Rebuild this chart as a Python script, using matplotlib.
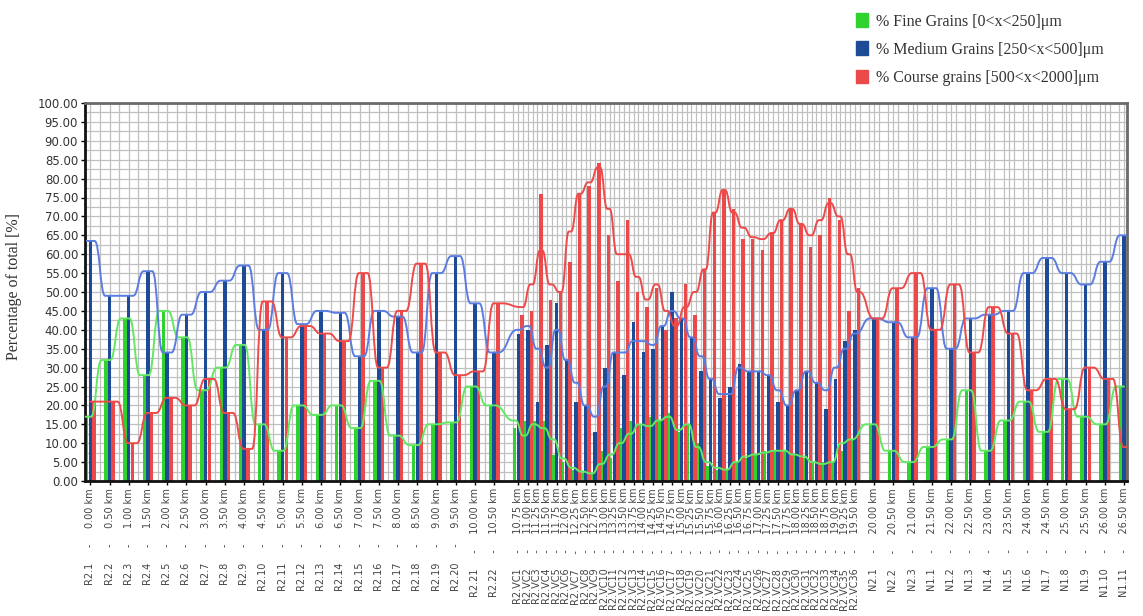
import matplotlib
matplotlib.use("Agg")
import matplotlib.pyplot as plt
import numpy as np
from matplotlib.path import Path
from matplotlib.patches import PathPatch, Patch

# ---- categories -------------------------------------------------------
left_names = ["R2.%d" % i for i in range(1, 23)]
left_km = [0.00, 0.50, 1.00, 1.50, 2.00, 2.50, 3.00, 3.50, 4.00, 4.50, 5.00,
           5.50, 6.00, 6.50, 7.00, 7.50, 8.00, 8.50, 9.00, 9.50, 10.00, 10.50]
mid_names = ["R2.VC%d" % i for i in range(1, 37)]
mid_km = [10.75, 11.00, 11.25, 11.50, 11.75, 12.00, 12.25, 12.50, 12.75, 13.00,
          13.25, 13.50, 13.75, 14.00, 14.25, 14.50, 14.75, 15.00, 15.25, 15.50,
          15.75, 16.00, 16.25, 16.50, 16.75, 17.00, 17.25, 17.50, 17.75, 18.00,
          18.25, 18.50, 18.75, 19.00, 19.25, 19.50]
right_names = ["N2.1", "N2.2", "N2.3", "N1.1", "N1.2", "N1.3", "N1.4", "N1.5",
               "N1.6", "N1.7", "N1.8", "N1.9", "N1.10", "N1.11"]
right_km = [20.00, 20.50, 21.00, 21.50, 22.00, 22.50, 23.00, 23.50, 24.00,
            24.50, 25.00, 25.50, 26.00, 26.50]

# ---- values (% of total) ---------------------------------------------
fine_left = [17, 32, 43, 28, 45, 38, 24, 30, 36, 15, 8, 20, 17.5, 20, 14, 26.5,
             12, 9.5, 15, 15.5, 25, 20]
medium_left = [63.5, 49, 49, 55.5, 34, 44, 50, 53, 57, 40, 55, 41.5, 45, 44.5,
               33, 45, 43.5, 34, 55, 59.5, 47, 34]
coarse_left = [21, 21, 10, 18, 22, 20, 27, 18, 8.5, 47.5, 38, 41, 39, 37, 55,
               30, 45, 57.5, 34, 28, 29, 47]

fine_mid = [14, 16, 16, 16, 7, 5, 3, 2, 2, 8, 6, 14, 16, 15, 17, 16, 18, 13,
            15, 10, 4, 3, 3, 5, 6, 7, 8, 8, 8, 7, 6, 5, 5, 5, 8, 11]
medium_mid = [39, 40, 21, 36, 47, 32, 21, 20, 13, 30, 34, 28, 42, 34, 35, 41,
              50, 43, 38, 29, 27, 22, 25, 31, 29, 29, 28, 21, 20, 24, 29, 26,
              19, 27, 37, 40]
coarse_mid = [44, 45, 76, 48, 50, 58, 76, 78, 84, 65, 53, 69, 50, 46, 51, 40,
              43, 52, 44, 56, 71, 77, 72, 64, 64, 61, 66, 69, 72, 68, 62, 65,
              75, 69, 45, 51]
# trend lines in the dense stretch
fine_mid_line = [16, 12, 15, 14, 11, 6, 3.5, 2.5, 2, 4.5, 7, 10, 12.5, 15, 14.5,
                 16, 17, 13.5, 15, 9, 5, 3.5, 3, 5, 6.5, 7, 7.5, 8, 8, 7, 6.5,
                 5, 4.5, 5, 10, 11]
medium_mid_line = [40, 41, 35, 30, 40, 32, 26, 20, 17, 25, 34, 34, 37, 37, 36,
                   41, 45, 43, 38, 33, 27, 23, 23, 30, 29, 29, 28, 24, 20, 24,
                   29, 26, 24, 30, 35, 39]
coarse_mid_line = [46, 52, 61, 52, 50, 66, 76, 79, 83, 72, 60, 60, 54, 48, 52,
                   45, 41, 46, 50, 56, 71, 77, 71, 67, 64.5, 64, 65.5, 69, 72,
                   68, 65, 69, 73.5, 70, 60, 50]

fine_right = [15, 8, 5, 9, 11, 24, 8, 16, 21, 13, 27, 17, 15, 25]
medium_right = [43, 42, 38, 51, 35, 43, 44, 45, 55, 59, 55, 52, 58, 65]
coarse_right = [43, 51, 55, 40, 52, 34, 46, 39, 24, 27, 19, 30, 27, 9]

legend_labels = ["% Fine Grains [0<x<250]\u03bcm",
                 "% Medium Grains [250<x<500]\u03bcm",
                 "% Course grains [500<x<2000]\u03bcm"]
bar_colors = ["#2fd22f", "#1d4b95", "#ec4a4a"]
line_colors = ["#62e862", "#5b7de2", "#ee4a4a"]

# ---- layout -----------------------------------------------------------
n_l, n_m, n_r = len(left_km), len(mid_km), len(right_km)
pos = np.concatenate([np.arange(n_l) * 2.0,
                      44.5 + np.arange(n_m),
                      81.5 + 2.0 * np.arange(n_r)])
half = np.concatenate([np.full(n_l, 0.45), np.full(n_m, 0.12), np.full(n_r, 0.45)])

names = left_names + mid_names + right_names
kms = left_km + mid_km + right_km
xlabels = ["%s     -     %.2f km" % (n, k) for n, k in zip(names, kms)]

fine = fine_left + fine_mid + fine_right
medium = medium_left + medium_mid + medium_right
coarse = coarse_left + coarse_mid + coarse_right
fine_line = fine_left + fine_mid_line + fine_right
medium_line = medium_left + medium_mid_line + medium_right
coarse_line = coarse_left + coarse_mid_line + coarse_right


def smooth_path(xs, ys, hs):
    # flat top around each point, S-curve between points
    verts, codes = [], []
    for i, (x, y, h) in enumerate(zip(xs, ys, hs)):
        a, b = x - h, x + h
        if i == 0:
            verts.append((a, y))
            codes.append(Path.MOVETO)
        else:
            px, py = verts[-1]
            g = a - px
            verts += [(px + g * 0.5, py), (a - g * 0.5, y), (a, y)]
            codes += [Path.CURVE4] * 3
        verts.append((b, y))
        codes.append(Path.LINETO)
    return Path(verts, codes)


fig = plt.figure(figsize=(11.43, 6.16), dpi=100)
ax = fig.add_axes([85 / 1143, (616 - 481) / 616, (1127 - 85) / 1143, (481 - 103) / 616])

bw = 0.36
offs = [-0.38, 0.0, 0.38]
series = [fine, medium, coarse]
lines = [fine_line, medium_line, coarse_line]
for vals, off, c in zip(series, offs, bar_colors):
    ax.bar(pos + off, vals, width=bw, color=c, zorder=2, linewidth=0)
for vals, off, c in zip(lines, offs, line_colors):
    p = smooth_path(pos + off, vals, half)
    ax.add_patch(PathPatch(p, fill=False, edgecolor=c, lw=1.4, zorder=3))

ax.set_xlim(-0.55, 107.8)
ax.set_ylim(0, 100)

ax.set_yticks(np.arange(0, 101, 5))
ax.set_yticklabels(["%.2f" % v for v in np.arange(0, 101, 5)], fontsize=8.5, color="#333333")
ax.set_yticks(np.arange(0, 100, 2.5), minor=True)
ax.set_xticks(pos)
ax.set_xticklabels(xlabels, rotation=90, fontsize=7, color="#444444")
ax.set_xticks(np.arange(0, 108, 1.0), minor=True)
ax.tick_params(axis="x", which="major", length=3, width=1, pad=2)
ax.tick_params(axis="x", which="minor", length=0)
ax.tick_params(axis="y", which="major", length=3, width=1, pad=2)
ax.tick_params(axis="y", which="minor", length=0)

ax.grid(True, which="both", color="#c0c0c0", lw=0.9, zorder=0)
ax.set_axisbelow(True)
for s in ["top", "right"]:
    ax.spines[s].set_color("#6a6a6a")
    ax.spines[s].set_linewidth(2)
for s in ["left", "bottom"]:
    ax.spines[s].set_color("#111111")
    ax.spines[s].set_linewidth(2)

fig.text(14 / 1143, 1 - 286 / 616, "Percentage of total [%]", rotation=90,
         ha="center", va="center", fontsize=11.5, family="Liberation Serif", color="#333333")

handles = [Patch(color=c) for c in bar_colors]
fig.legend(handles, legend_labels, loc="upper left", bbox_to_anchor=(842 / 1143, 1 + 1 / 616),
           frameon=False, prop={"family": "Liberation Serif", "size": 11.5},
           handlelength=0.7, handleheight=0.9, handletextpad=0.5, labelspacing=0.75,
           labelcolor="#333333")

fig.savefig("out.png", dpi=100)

※ ※ ※

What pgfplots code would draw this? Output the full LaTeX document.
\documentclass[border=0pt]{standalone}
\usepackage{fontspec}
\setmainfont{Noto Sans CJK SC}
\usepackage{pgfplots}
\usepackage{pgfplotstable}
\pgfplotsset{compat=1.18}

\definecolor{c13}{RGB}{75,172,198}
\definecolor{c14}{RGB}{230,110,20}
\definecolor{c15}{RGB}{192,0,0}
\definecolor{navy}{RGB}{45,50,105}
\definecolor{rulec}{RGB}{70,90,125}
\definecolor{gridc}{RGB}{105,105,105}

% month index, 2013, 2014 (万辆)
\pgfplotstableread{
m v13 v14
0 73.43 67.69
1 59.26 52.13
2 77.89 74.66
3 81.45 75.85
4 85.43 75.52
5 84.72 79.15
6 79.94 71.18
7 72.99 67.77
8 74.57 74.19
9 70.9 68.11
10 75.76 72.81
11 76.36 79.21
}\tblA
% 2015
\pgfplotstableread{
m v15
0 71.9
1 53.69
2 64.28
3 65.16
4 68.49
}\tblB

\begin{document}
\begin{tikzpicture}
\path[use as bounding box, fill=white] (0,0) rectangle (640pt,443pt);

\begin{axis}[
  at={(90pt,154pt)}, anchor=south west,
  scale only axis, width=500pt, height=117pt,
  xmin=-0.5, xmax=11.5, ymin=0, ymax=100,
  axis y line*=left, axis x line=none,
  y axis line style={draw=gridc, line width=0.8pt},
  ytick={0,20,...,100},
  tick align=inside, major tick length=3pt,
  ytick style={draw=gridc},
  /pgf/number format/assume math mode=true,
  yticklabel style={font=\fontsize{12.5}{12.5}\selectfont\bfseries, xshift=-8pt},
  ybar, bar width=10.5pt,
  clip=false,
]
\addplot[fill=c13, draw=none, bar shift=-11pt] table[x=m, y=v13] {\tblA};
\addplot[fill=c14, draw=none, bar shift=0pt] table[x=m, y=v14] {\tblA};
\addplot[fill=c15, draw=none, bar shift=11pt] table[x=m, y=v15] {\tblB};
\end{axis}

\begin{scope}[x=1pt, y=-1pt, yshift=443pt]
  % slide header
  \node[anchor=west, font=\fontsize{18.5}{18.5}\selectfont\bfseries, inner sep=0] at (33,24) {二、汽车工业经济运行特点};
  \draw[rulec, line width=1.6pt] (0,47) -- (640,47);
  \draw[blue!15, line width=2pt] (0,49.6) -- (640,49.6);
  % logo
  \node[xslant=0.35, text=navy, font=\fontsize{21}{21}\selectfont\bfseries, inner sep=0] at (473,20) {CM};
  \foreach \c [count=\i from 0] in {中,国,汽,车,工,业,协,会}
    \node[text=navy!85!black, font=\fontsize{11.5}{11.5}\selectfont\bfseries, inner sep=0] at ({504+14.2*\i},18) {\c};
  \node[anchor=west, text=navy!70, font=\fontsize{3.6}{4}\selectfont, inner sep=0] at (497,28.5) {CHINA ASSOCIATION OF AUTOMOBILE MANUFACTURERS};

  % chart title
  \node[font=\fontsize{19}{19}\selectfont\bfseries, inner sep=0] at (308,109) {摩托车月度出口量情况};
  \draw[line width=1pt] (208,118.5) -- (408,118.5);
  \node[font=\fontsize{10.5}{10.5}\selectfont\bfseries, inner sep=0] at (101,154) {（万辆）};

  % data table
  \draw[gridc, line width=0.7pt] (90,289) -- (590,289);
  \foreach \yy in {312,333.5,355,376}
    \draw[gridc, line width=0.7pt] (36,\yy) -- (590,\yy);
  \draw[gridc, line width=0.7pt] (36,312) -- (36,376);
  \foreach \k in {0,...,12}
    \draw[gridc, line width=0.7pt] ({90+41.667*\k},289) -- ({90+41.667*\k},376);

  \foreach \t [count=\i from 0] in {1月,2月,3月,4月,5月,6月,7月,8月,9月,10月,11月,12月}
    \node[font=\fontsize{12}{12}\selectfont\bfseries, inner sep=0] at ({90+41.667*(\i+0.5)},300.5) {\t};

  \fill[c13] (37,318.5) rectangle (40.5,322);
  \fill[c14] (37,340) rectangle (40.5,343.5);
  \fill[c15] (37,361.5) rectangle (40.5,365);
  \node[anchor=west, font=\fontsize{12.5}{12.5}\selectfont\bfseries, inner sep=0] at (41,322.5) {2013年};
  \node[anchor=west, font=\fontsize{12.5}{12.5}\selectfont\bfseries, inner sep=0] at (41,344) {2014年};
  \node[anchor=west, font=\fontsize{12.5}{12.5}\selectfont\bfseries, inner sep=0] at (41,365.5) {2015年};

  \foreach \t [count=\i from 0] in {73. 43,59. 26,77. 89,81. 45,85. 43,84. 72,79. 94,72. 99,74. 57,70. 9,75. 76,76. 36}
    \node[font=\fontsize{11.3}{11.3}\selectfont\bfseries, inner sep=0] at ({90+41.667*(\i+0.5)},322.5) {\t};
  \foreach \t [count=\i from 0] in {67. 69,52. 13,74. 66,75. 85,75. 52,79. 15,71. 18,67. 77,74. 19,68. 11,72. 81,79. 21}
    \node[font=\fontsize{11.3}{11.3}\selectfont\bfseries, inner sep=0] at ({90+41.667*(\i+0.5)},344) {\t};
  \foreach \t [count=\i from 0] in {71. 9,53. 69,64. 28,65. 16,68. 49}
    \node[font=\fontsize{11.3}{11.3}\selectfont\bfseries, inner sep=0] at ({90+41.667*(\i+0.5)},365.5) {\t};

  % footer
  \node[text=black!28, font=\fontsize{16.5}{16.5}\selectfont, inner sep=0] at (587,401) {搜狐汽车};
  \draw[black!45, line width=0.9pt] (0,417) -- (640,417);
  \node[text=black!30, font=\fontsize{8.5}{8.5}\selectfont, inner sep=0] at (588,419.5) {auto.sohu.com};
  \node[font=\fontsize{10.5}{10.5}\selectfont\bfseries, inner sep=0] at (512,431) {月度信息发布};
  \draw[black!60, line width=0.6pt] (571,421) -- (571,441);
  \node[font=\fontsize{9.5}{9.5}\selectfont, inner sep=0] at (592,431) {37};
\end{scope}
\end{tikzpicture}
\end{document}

※ ※ ※

What to produce: Keep to the stretch from the line containing "Rebuild this chart" through the line containing "from matplotlib.patches import", both ends included, and copy it exactly from the listing above, minus the pictures.

Exercise response:
Rebuild this chart as a Python script, using matplotlib.
import matplotlib
matplotlib.use("Agg")
import matplotlib.pyplot as plt
import numpy as np
from matplotlib.path import Path
from matplotlib.patches import PathPatch, Patch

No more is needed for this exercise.